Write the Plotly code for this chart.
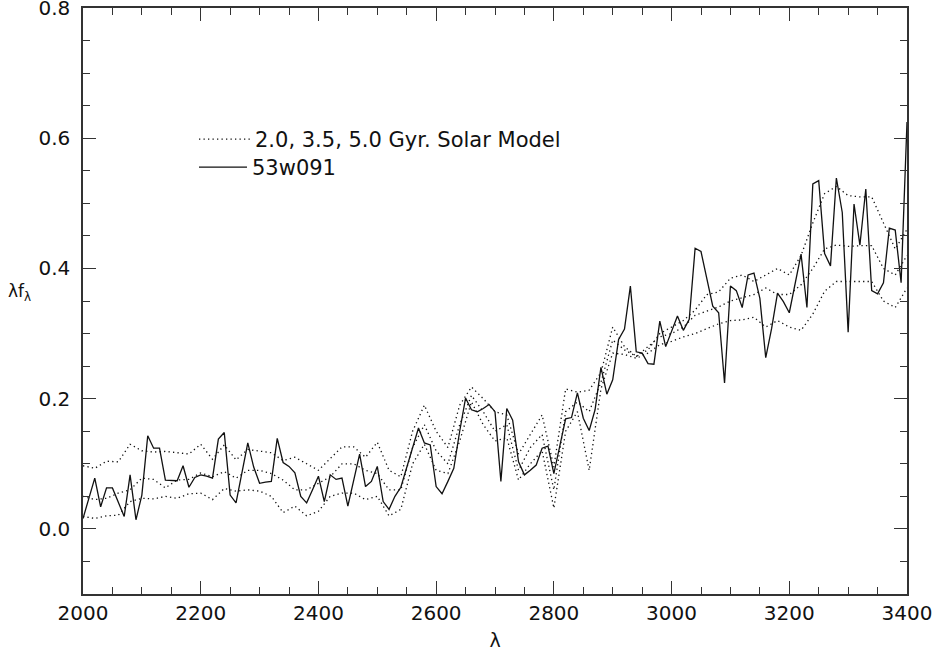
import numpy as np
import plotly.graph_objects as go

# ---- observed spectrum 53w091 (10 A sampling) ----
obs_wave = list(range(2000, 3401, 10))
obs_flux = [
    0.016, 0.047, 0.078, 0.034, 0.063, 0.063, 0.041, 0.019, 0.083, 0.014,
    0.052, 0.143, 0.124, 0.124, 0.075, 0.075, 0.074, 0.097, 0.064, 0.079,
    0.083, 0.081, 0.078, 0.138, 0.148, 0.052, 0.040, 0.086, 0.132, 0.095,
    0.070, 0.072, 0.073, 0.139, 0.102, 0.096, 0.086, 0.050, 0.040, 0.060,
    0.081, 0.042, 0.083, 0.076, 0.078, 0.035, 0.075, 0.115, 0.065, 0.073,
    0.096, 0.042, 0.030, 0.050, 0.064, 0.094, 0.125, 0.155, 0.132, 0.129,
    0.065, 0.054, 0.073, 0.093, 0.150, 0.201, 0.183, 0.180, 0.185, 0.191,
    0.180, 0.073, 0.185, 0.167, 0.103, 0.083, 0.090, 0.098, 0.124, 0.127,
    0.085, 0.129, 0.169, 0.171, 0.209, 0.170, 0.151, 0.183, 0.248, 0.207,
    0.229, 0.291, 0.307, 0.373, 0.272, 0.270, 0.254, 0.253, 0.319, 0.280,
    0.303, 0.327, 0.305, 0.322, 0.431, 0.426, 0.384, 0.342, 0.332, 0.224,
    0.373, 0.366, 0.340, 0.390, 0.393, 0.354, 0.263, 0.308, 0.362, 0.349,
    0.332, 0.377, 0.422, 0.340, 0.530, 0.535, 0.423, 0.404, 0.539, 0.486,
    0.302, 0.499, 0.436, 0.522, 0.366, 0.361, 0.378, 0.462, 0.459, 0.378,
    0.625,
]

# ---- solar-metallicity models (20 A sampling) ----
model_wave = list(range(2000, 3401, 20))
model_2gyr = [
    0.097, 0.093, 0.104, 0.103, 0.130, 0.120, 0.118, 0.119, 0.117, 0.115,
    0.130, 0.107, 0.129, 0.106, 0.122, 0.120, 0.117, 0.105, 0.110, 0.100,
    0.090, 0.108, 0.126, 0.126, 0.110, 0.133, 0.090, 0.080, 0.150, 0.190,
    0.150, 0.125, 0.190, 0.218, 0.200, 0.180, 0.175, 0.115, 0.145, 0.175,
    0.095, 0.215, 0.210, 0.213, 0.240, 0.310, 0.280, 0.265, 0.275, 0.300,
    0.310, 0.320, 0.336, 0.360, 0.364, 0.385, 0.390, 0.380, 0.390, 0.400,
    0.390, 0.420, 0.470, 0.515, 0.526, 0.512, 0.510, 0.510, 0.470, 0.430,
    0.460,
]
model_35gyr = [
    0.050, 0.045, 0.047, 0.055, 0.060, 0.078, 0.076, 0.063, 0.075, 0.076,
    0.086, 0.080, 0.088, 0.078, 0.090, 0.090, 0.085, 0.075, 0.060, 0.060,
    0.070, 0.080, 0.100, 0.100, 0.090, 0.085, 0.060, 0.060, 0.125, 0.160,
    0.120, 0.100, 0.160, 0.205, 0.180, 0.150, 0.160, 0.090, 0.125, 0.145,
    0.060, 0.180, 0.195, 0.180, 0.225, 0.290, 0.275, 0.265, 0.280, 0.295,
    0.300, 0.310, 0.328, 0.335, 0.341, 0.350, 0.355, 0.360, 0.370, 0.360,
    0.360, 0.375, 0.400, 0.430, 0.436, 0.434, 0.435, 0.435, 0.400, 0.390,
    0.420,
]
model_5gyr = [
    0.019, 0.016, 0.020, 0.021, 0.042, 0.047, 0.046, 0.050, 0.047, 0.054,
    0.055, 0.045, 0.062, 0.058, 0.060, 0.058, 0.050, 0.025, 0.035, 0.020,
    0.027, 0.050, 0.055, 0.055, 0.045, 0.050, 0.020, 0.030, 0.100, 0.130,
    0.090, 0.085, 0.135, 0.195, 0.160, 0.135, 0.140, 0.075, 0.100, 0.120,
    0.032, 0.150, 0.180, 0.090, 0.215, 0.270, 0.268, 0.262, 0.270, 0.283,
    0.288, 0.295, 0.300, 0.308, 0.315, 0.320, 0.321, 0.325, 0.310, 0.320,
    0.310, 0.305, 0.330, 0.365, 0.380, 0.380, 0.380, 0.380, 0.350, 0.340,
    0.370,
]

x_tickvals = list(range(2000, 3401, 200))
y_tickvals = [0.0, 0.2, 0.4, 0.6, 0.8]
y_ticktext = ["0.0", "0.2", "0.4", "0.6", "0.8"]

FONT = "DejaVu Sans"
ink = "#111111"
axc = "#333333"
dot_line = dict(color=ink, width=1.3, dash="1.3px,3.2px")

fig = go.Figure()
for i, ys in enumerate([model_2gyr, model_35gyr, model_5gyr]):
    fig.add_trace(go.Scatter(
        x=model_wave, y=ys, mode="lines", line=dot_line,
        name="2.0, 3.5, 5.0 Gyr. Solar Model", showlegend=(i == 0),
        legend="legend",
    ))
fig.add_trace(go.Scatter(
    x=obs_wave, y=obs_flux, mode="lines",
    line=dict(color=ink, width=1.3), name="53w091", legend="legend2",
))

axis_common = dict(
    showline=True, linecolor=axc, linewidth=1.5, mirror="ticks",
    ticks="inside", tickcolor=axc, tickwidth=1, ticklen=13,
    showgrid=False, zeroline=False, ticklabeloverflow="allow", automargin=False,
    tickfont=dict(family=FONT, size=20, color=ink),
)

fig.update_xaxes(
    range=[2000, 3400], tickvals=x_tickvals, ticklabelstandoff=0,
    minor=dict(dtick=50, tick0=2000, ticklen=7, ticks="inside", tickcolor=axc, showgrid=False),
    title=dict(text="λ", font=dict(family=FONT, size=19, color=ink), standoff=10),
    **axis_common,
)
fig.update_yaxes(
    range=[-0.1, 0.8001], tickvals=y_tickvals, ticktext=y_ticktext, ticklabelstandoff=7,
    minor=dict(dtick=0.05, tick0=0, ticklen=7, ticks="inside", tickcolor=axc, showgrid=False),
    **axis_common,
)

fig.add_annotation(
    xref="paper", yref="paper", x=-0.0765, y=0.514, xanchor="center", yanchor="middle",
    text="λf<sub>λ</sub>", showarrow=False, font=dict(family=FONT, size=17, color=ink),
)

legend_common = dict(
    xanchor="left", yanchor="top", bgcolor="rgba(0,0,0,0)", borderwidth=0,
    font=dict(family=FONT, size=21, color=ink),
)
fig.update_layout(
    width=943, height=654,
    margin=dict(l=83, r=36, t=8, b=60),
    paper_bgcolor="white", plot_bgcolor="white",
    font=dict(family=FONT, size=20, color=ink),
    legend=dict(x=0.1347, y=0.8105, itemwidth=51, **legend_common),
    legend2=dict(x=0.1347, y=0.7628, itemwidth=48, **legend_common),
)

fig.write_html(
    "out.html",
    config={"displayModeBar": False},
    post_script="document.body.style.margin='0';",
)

━━━━━━

Written task: Repeat only what lies between the start of the data and the end of the line containing "import plotly.graph_objects as go", exactly, with pictures left out.

Answer in full:
Write the Plotly code for this chart.
import numpy as np
import plotly.graph_objects as go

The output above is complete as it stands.